February 3, 2020-
The young girl had less willpower than she had thought. Faced with a sumptuous, fully-laden buffet, she took two grapes for herself. This awakened the buffet’s master, who killed two of the young girl’s faerie guides and nearly captured her. In turn, the faeries’ master, a faun, angrily banished the young girl from his enchanted cave. I got the initial impression, whilst watching Pan’s Labyrinth, last night, that the faun was no more enamoured of the child-or of children in general, than was the girl’s step father, a severe and arrogant captain in Francisco Franco’s Army.
It was 1944, and while the Fascists had largely brought Spain under their control, there were pockets of active partisan resistance. There was little tolerance for romantic notions or for childhood fancies. The girl was tolerated by both of the principal male figures, as mentioned above, and her mother, the captain’s new wife, was merely a means to an end for her husband, who wanted a male heir above all else.
I thought of just how much progress has been made, with regard to gender relations, since that time. Like any other area of life, the most progress towards equanimity has been made since the mid-1970’s, when women stopped gratuitously accepting acts of chivalry. The truer, deeper courtesy that came out of the Women’s Rights movement of 1970-76 has only served to help men become more authentic gentlemen, rather than simply aping the courtesies of the past. Honouring a woman’s dignity meant that she could open her own doors-and even open a door for a man.
The little girl, Ofelia, was as skillful as she was willful, managing to fool a monstrous frog, who had stolen a key belonging to the faun. She also got a dagger from a cabinet in the buffet master’s chamber, and procured mandrake root, which she nourished in order for her pregnant, ailing mother to recover. She never appeared to wallow in self-pity.

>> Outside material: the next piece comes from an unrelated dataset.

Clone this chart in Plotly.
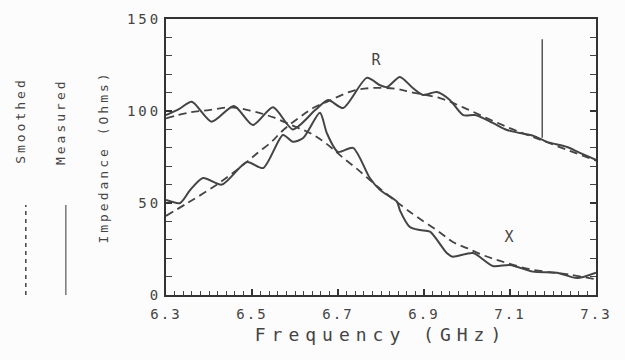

The captain and his men made a mess of things, leading to his wife’s death and, eventually, to their own slaughter. This, by dint of their stubborn adherence to Franco’s doctrine of “cleansing Spain”. The faun, also doctrinaire, inadvertently caused Ofelia to be caught by the captain, through his insistence that she let her infant brother be bled.
Everyone serves the Creator, directly or indirectly. As it happened, Ofelia’s refusal to shed her innocent brother’s blood, preferring to sacrifice herself instead, met with approval from her Eternal Father, who welcomed her into Paradise, with a throne of her own, to his left. The chastened faun recognized her goodness in the end, and bowed in service.
The calamities set in motion by the pure child, eating two grapes, leave lots of room for thought: Who is more at fault, a child taking a small bit of food from another being, or the chastiser, full of his own importance?